-- Dataset records start --
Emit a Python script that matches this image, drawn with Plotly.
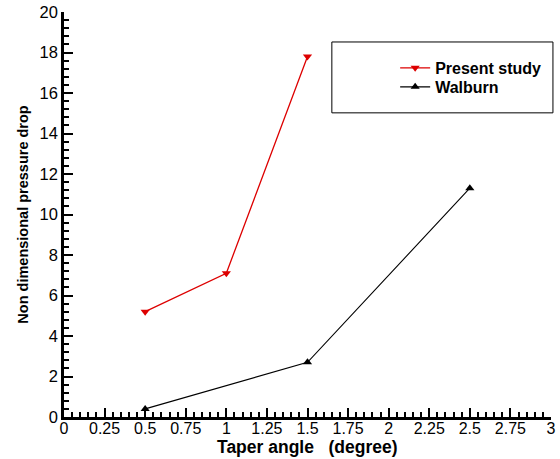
import plotly.graph_objects as go

taper_angle = [0.5, 1.0, 1.5]
present_study = [5.2, 7.1, 17.8]
walburn_angle = [0.5, 1.5, 2.5]
walburn = [0.4, 2.7, 11.3]

x_ticks = [0, 0.25, 0.5, 0.75, 1, 1.25, 1.5, 1.75, 2, 2.25, 2.5, 2.75, 3]
x_tick_labels = ["0", "0.25", "0.5", "0.75", "1", "1.25", "1.5", "1.75", "2", "2.25", "2.5", "2.75", "3"]
y_ticks = [0, 2, 4, 6, 8, 10, 12, 14, 16, 18, 20]

FONT = "Liberation Sans, Arial, Helvetica, sans-serif"

fig = go.Figure()
fig.add_trace(go.Scatter(
    x=taper_angle, y=present_study, mode="lines+markers", name="<b>Present study</b>",
    line=dict(color="#dd0000", width=1.3),
    marker=dict(symbol="triangle-down", size=8, color="#dd0000"),
    cliponaxis=False, legend="legend",
))
fig.add_trace(go.Scatter(
    x=walburn_angle, y=walburn, mode="lines+markers", name="<b>Walburn</b>",
    line=dict(color="black", width=1.1),
    marker=dict(symbol="triangle-up", size=8, color="black"),
    cliponaxis=False, legend="legend2",
))

axis_common = dict(
    showgrid=False, zeroline=False, showline=True, linecolor="black", linewidth=2.5,
    ticks="inside", ticklen=9, tickwidth=2, tickcolor="black", automargin=False,
)

fig.update_xaxes(
    range=[0, 3], tickvals=x_ticks, ticktext=x_tick_labels, ticklabelstandoff=-5,
    tickfont=dict(family=FONT, size=16, color="black"),
    minor=dict(dtick=0.05, ticks="inside", ticklen=5, tickwidth=1.5, tickcolor="black", showgrid=False),
    **axis_common,
)
fig.update_yaxes(
    range=[0, 20], tickvals=y_ticks,
    tickfont=dict(family=FONT, size=16.5, color="black"),
    minor=dict(dtick=0.4, ticks="inside", ticklen=5, tickwidth=1.5, tickcolor="black", showgrid=False),
    title=dict(text="<b>Non dimensional pressure drop</b>", font=dict(family=FONT, size=14.5, color="black"), standoff=8),
    **axis_common,
)

fig.add_annotation(text="<b>Taper angle   (degree)</b>", xref="paper", yref="paper",
                   x=0.5, y=0, yshift=-30, xanchor="center", yanchor="middle", showarrow=False,
                   font=dict(family=FONT, size=17.5, color="black"))

fig.add_shape(type="rect", xref="paper", yref="paper",
              x0=0.550, x1=1.004, y0=0.751, y1=0.926,
              line=dict(color="black", width=1), fillcolor="rgba(0,0,0,0)")

leg = dict(xanchor="left", yanchor="middle", bgcolor="rgba(0,0,0,0)", borderwidth=0,
           font=dict(family=FONT, size=16, color="black"), itemwidth=30)

fig.update_layout(
    width=560, height=459,
    margin=dict(l=64, r=9, t=12, b=42),
    paper_bgcolor="white", plot_bgcolor="white",
    showlegend=True,
    legend=dict(x=0.680, y=0.862, **leg),
    legend2=dict(x=0.680, y=0.815, **leg),
)

fig.write_html("out.html")
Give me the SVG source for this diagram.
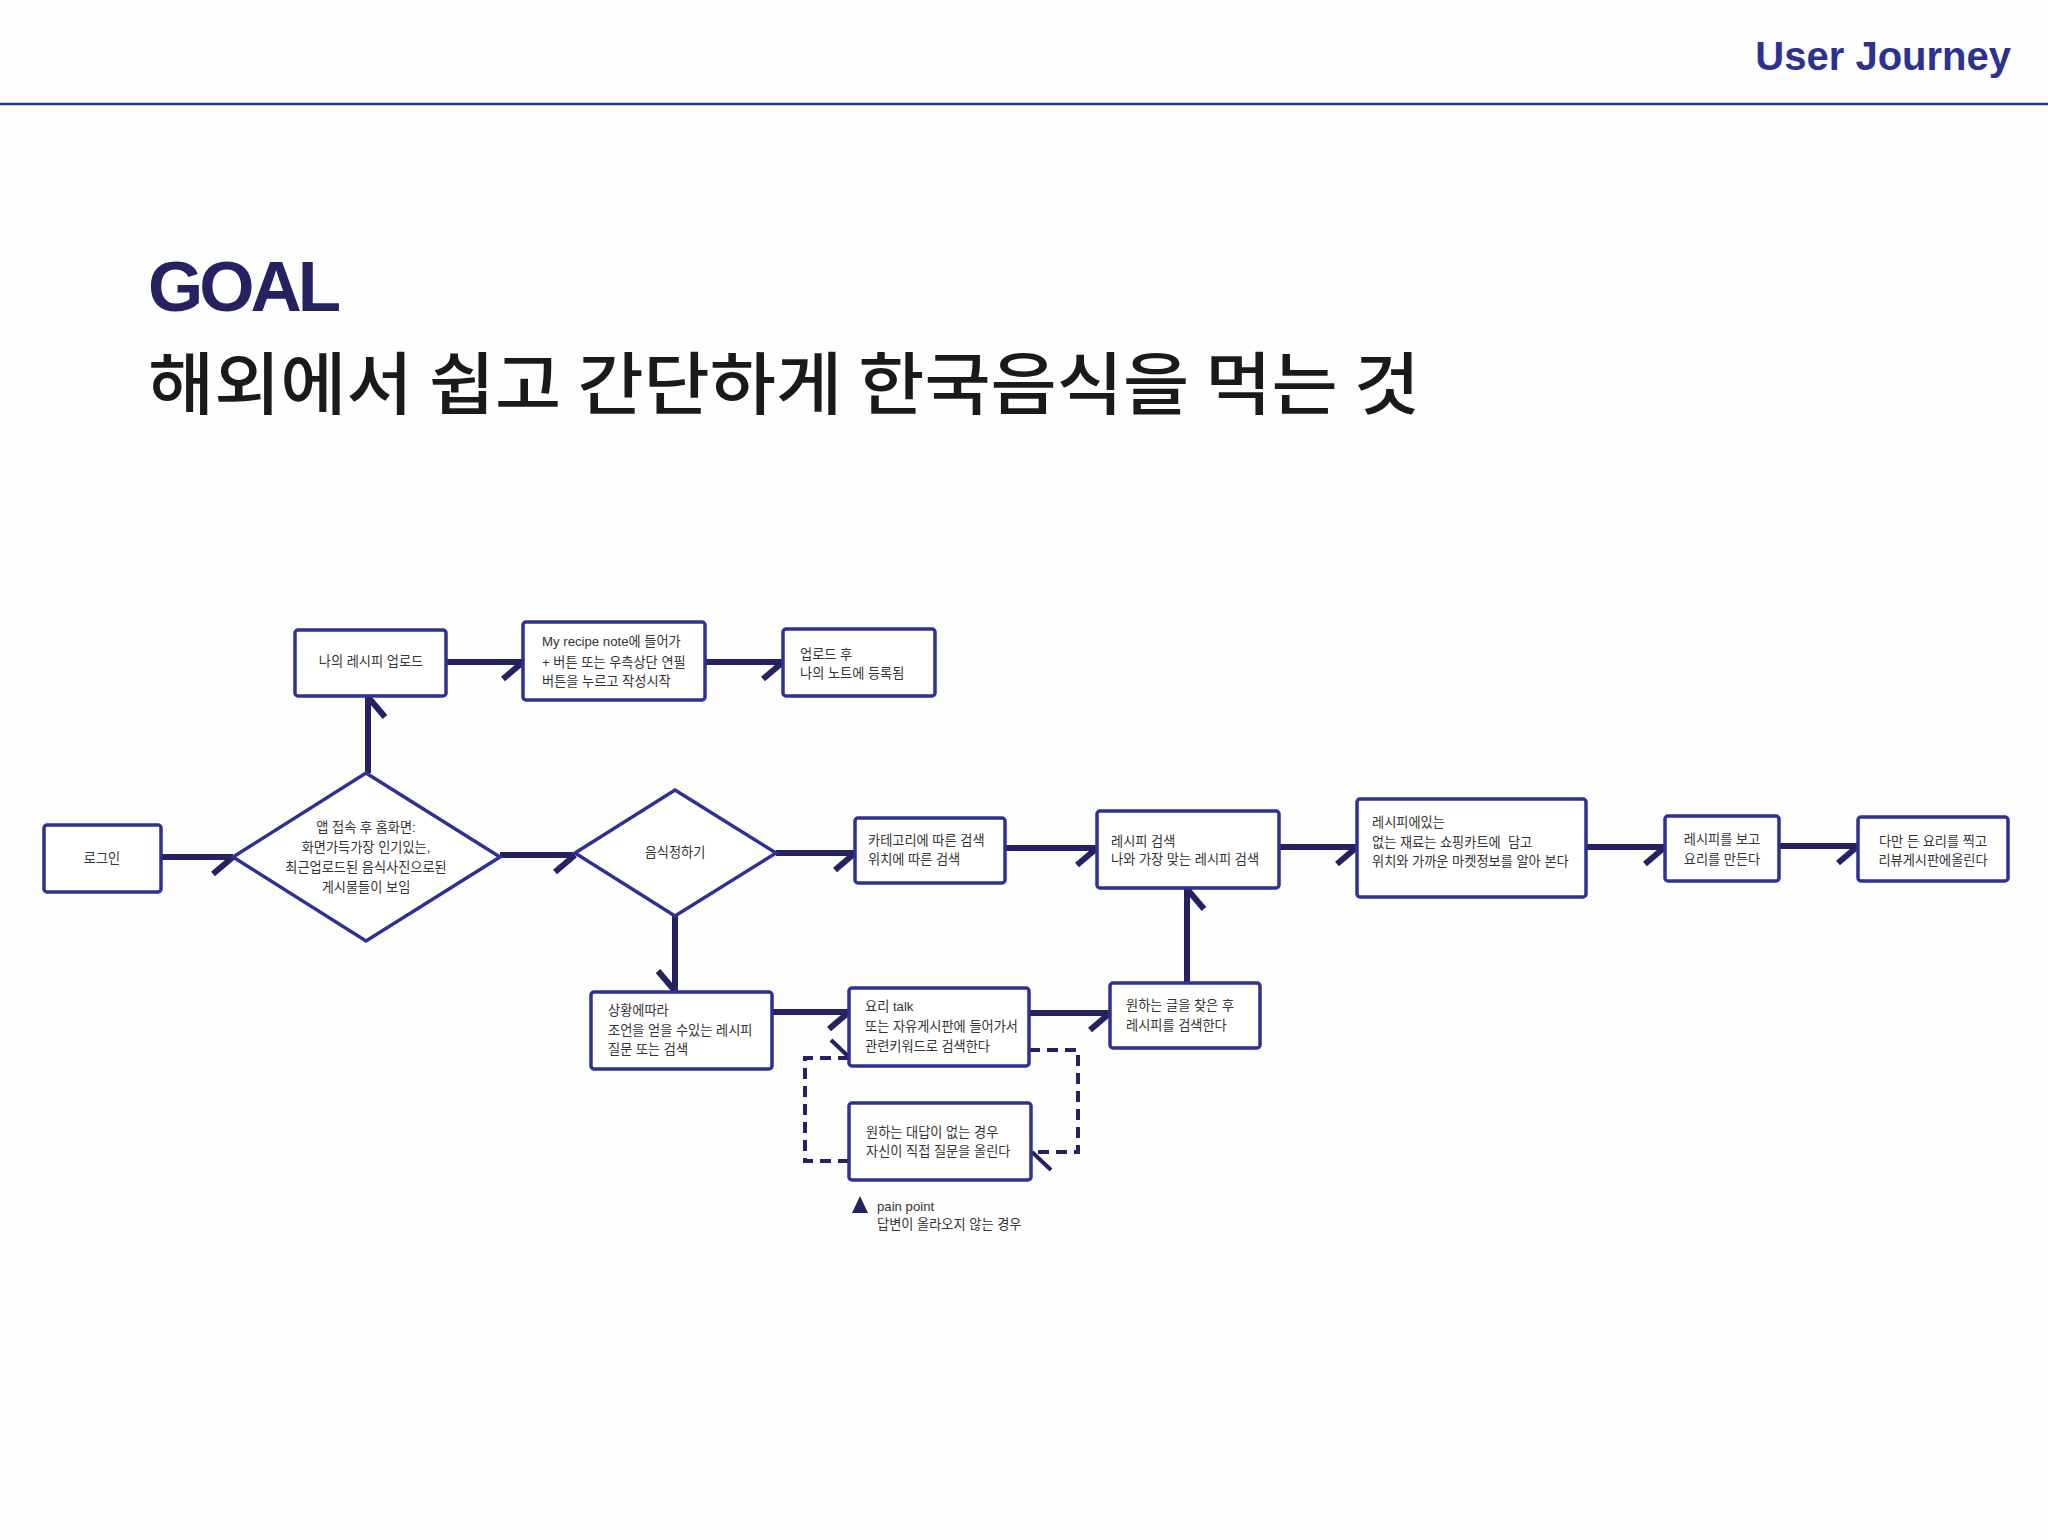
<svg xmlns="http://www.w3.org/2000/svg" width="2048" height="1540" viewBox="0 0 2048 1540">
<defs>
<style>
.box{fill:#ffffff;stroke:#2e3192;stroke-width:3.5}
.dia{fill:#ffffff;stroke:#2e3192;stroke-width:3.5}
.t{font-family:"Liberation Sans","Noto Sans CJK KR",sans-serif;font-size:13.2px;fill:#333333}
.c{text-anchor:middle}
.conn{fill:none;stroke:#262262;stroke-width:6}
.dash{fill:none;stroke:#262262;stroke-width:4;stroke-dasharray:11 7}
</style>
<marker id="barb" markerUnits="userSpaceOnUse" markerWidth="40" markerHeight="40" refX="0" refY="0" orient="auto" overflow="visible">
<path d="M0,0 L-20,17" stroke="#262262" stroke-width="6" fill="none"/>
</marker>
<marker id="barb2" markerUnits="userSpaceOnUse" markerWidth="40" markerHeight="40" refX="0" refY="0" orient="auto" overflow="visible">
<path d="M0,0 L-19,-18" stroke="#262262" stroke-width="4" fill="none"/>
</marker>
</defs>
<rect x="0" y="0" width="2048" height="1540" fill="#fdfdfd"/>
<g id="header">
<line x1="0" y1="104" x2="2048" y2="104" stroke="#2e3192" stroke-width="2.5"/>
<text x="2011" y="70" text-anchor="end" font-family="Liberation Sans, sans-serif" font-weight="bold" font-size="40" fill="#2e3192">User Journey</text>
<text x="148" y="311" font-family="Liberation Sans, sans-serif" font-weight="bold" font-size="71" fill="#262262" textLength="193" lengthAdjust="spacing">GOAL</text>
<text x="148" y="409" font-family="Noto Sans CJK KR, sans-serif" font-weight="500" font-size="68" fill="#1a1a1a" textLength="1272" lengthAdjust="spacingAndGlyphs">해외에서 쉽고 간단하게 한국음식을 먹는 것</text>
</g>
<g id="connectors">
<line class="conn" x1="161" y1="857" x2="233" y2="857" marker-end="url(#barb)"/>
<line class="conn" x1="368" y1="773" x2="368" y2="697" marker-end="url(#barb)"/>
<line class="conn" x1="446" y1="662" x2="523" y2="662" marker-end="url(#barb)"/>
<line class="conn" x1="705" y1="662" x2="783" y2="662" marker-end="url(#barb)"/>
<line class="conn" x1="500" y1="855" x2="575" y2="855" marker-end="url(#barb)"/>
<line class="conn" x1="776" y1="853" x2="855" y2="853" marker-end="url(#barb)"/>
<line class="conn" x1="675" y1="916" x2="675" y2="991" marker-end="url(#barb)"/>
<line class="conn" x1="1005" y1="848" x2="1097" y2="848" marker-end="url(#barb)"/>
<line class="conn" x1="1279" y1="847" x2="1357" y2="847" marker-end="url(#barb)"/>
<line class="conn" x1="1586" y1="847" x2="1665" y2="847" marker-end="url(#barb)"/>
<line class="conn" x1="1779" y1="846" x2="1858" y2="846" marker-end="url(#barb)"/>
<line class="conn" x1="772" y1="1012" x2="849" y2="1012" marker-end="url(#barb)"/>
<line class="conn" x1="1029" y1="1013" x2="1110" y2="1013" marker-end="url(#barb)"/>
<line class="conn" x1="1187" y1="983" x2="1187" y2="889" marker-end="url(#barb)"/>
<path class="dash" d="M849,1161 L805,1161 L805,1058 L850,1058" marker-end="url(#barb2)"/>
<path class="dash" d="M1029,1050 L1078,1050 L1078,1152 L1032,1152" marker-end="url(#barb2)"/>
</g>
<g id="n-login"><rect class="box" x="44" y="825" width="117" height="67" rx="3"/><text class="t c" x="102" y="863">로그인</text></g>
<g id="n-home"><polygon class="dia" points="366,773 500,857 366,941 233,857"/>
<text class="t c" x="366" y="832">앱 접속 후 홈화면:</text>
<text class="t c" x="366" y="852">화면가득가장 인기있는,</text>
<text class="t c" x="366" y="872">최근업로드된 음식사진으로된</text>
<text class="t c" x="366" y="892">게시물들이 보임</text></g>
<g id="n-upload"><rect class="box" x="295" y="630" width="151" height="66" rx="3"/><text class="t c" x="371" y="666">나의 레시피 업로드</text></g>
<g id="n-myrecipe"><rect class="box" x="523" y="622" width="182" height="78" rx="3"/>
<text class="t" x="542" y="646">My recipe note에 들어가</text>
<text class="t" x="542" y="667">+ 버튼 또는 우측상단 연필</text>
<text class="t" x="542" y="686">버튼을 누르고 작성시작</text></g>
<g id="n-registered"><rect class="box" x="783" y="629" width="152" height="67" rx="3"/>
<text class="t" x="800" y="659">업로드 후</text>
<text class="t" x="800" y="678">나의 노트에 등록됨</text></g>
<g id="n-decide"><polygon class="dia" points="675,790 776,853 675,916 575,853"/><text class="t c" x="675" y="857">음식정하기</text></g>
<g id="n-category"><rect class="box" x="855" y="818" width="150" height="65" rx="3"/>
<text class="t" x="868" y="845">카테고리에 따른 검색</text>
<text class="t" x="868" y="864">위치에 따른 검색</text></g>
<g id="n-search"><rect class="box" x="1097" y="811" width="182" height="77" rx="3"/>
<text class="t" x="1111" y="846">레시피 검색</text>
<text class="t" x="1111" y="864">나와 가장 맞는 레시피 검색</text></g>
<g id="n-shopping"><rect class="box" x="1357" y="799" width="229" height="98" rx="3"/>
<text class="t" x="1372" y="827">레시피에있는</text>
<text class="t" x="1372" y="847" xml:space="preserve">없는 재료는 쇼핑카트에  담고</text>
<text class="t" x="1372" y="866">위치와 가까운 마켓정보를 알아 본다</text></g>
<g id="n-cook"><rect class="box" x="1665" y="816" width="114" height="65" rx="3"/>
<text class="t c" x="1722" y="844">레시피를 보고</text>
<text class="t c" x="1722" y="864">요리를 만든다</text></g>
<g id="n-review"><rect class="box" x="1858" y="817" width="150" height="64" rx="3"/>
<text class="t c" x="1933" y="846">다만 든 요리를 찍고</text>
<text class="t c" x="1933" y="865">리뷰게시판에올린다</text></g>
<g id="n-situation"><rect class="box" x="591" y="992" width="181" height="77" rx="3"/>
<text class="t" x="608" y="1015">상황에따라</text>
<text class="t" x="608" y="1035">조언을 얻을 수있는 레시피</text>
<text class="t" x="608" y="1054">질문 또는 검색</text></g>
<g id="n-talk"><rect class="box" x="849" y="988" width="180" height="78" rx="3"/>
<text class="t" x="865" y="1011">요리 talk</text>
<text class="t" x="865" y="1031">또는 자유게시판에 들어가서</text>
<text class="t" x="865" y="1051">관련키워드로 검색한다</text></g>
<g id="n-found"><rect class="box" x="1110" y="983" width="150" height="65" rx="3"/>
<text class="t" x="1126" y="1010">원하는 글을 찾은 후</text>
<text class="t" x="1126" y="1030">레시피를 검색한다</text></g>
<g id="n-ask"><rect class="box" x="849" y="1103" width="182" height="77" rx="3"/>
<text class="t" x="866" y="1137">원하는 대답이 없는 경우</text>
<text class="t" x="866" y="1156">자신이 직접 질문을 올린다</text></g>
<g id="painpoint">
<polygon points="852,1213 860,1196 868,1213" fill="#262262"/>
<text class="t" x="877" y="1211">pain point</text>
<text class="t" x="877" y="1229">답변이 올라오지 않는 경우</text>
</g>
</svg>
-- Dataset records end --
Scan the material above. Extract every line in which the word "this" occurs.

Emit a Python script that matches this image, drawn with Plotly.
Give me the SVG source for this diagram.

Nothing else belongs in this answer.